● **PROBLEM REQUIREMENTS**
Your reply should be one number: the count of lines holding the word "React".

-- BEGIN --

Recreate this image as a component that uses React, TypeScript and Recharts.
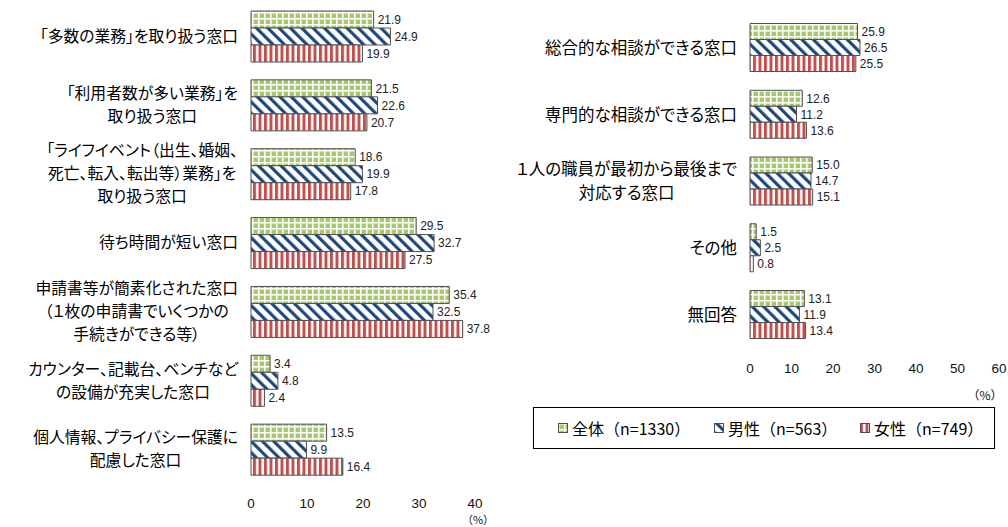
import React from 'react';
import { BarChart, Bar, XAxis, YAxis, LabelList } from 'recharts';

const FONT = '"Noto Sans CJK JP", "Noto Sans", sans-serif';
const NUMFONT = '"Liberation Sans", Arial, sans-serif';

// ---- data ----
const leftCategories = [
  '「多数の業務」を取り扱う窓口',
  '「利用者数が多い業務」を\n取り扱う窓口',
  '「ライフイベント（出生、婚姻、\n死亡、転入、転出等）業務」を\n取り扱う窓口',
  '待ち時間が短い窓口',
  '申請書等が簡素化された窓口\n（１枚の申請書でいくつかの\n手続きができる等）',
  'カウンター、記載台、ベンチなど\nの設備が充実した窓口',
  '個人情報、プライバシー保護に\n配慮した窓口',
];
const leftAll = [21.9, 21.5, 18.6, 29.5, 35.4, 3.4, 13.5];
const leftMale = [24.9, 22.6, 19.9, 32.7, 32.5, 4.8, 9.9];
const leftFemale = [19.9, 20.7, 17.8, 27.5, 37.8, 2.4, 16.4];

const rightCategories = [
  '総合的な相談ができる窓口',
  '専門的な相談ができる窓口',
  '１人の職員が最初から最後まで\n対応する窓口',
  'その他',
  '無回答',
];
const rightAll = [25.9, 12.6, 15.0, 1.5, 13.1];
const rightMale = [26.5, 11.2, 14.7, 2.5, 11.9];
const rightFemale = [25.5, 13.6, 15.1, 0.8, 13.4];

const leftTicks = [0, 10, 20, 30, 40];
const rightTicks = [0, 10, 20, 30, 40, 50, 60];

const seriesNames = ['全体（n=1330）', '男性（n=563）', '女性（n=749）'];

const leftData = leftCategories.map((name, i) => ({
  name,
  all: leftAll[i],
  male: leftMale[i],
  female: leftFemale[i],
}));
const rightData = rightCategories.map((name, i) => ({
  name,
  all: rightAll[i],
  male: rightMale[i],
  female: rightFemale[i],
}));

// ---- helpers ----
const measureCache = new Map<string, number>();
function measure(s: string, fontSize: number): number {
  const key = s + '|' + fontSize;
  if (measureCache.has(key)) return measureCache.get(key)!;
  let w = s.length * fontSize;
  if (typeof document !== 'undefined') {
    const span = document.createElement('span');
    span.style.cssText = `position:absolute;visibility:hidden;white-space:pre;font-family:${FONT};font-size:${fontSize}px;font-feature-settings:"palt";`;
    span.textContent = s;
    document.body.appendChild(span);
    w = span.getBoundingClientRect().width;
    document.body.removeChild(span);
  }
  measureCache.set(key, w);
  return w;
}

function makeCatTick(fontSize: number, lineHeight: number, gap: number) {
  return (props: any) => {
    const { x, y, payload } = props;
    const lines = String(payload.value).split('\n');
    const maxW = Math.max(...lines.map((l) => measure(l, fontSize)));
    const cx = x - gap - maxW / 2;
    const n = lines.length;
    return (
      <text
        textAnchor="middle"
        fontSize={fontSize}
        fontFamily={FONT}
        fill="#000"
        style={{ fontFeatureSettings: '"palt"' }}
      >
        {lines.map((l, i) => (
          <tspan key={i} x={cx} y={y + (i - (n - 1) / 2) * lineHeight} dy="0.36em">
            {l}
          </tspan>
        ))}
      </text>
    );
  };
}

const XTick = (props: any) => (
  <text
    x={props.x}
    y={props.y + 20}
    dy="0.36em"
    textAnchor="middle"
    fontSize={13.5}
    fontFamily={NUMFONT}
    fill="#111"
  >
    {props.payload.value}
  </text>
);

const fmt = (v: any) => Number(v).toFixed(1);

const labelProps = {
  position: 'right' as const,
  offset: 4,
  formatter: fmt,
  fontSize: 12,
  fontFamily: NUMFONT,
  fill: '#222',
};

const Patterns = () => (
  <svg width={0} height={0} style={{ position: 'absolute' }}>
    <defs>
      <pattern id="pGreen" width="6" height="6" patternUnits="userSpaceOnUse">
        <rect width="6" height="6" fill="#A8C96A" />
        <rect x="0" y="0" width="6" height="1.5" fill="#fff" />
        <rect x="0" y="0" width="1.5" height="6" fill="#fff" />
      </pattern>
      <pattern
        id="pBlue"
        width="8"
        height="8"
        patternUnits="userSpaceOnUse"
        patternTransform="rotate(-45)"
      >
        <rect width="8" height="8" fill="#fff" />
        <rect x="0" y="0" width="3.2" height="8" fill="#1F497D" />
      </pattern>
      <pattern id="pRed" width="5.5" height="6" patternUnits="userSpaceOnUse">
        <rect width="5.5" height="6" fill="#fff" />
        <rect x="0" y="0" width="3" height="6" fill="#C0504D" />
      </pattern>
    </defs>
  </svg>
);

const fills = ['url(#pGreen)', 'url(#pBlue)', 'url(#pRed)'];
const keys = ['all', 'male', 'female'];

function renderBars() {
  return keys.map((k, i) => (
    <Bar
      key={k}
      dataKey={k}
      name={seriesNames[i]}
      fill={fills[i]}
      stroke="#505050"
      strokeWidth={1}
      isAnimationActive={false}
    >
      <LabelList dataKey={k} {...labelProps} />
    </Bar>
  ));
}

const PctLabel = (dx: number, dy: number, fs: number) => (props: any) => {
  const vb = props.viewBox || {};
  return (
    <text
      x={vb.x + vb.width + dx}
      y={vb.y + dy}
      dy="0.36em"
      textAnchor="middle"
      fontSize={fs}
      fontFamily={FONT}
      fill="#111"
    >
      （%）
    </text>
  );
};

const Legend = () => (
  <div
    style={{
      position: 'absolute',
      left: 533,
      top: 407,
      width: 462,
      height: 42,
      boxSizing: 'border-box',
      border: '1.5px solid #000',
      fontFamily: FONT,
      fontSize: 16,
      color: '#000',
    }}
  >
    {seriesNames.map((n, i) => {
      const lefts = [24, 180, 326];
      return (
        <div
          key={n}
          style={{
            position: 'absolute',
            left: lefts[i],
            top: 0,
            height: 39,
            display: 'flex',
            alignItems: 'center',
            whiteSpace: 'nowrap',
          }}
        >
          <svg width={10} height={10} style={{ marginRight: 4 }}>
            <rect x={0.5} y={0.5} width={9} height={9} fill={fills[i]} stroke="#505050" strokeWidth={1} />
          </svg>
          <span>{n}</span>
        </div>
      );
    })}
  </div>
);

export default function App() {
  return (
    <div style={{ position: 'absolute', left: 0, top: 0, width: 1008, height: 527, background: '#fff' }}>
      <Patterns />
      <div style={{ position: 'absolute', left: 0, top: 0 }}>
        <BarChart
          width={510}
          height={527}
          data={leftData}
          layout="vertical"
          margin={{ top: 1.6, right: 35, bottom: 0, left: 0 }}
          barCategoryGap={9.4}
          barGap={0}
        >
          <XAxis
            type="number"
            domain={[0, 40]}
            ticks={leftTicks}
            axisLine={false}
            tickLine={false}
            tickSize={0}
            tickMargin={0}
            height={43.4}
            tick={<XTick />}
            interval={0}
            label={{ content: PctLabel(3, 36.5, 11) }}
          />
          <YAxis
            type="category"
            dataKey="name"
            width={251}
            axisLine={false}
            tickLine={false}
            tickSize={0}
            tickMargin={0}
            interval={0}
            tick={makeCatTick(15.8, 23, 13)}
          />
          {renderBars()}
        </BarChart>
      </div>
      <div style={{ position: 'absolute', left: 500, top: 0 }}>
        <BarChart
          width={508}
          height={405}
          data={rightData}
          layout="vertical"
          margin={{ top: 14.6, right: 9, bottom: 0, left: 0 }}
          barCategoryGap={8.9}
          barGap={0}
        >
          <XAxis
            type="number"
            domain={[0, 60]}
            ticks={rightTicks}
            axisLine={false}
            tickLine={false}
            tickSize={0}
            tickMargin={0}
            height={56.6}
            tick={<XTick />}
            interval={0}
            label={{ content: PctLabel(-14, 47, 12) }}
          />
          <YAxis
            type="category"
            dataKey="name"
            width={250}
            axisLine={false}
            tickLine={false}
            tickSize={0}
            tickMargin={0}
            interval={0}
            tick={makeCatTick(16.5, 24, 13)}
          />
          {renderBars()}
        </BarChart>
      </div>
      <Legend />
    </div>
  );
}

-- END --

● **SOLVED EXERCISE**
2